- Goal -
Reproduce exactly the lines below, from the first one through the line containing "import plotly.graph_objects as go", and omit any pictures.

- Information shown -
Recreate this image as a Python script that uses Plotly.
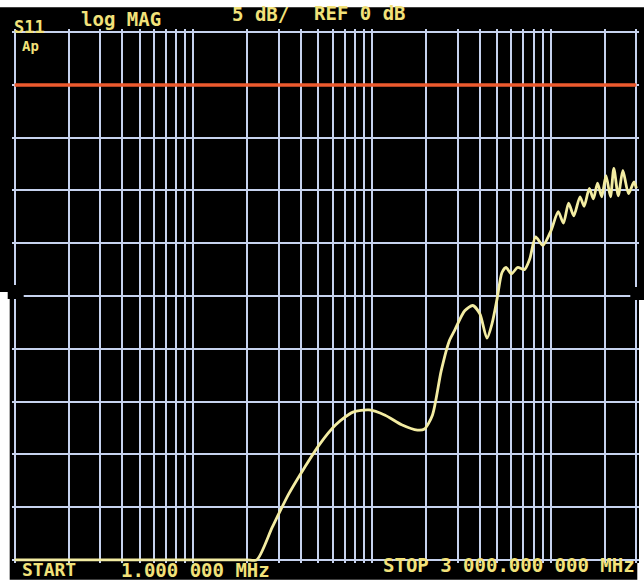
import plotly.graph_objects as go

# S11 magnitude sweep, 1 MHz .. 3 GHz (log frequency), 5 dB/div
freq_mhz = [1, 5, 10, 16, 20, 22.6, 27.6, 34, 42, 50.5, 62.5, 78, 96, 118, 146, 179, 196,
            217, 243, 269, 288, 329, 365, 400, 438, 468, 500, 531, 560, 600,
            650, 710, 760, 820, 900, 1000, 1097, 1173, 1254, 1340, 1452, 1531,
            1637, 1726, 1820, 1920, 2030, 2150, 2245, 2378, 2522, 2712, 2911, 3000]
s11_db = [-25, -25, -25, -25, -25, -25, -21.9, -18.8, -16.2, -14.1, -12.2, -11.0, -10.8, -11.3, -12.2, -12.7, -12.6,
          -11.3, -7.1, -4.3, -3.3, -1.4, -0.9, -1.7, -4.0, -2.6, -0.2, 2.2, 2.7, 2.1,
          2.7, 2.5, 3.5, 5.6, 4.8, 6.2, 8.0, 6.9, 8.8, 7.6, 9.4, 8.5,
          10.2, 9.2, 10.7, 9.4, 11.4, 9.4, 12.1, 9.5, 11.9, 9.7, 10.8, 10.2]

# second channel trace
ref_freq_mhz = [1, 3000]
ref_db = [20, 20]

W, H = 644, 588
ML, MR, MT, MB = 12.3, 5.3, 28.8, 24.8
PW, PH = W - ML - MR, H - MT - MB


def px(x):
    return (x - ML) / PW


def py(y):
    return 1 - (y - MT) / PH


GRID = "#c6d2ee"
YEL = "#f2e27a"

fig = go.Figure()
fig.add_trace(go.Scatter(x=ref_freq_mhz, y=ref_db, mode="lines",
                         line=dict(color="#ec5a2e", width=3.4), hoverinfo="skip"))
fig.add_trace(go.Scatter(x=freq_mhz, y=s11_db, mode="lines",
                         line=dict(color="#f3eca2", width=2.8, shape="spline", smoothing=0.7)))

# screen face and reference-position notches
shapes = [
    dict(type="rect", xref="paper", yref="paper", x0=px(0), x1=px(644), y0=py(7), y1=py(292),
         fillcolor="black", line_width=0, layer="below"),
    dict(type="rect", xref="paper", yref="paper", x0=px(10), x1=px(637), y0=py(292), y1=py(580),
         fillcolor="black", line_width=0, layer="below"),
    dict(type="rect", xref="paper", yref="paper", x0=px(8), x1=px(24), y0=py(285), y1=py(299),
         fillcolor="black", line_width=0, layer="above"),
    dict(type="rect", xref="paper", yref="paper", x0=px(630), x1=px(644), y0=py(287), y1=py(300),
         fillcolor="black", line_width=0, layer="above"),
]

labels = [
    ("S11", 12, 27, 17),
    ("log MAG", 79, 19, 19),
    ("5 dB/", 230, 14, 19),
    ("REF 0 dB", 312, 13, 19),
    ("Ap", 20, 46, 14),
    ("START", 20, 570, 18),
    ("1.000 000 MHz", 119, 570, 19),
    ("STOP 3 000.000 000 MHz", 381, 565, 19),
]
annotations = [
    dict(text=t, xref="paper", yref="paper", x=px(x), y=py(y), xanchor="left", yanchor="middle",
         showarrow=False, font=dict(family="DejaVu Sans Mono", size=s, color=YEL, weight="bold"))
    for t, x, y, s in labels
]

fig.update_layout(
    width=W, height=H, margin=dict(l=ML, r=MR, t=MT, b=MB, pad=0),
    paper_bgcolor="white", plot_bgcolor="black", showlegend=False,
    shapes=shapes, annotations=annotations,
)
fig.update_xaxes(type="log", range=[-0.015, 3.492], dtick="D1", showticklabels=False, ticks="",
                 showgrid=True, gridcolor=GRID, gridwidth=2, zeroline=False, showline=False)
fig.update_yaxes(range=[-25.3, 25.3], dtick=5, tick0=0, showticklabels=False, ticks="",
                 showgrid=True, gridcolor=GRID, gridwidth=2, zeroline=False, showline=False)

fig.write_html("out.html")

- The solution -
Recreate this image as a Python script that uses Plotly.
import plotly.graph_objects as go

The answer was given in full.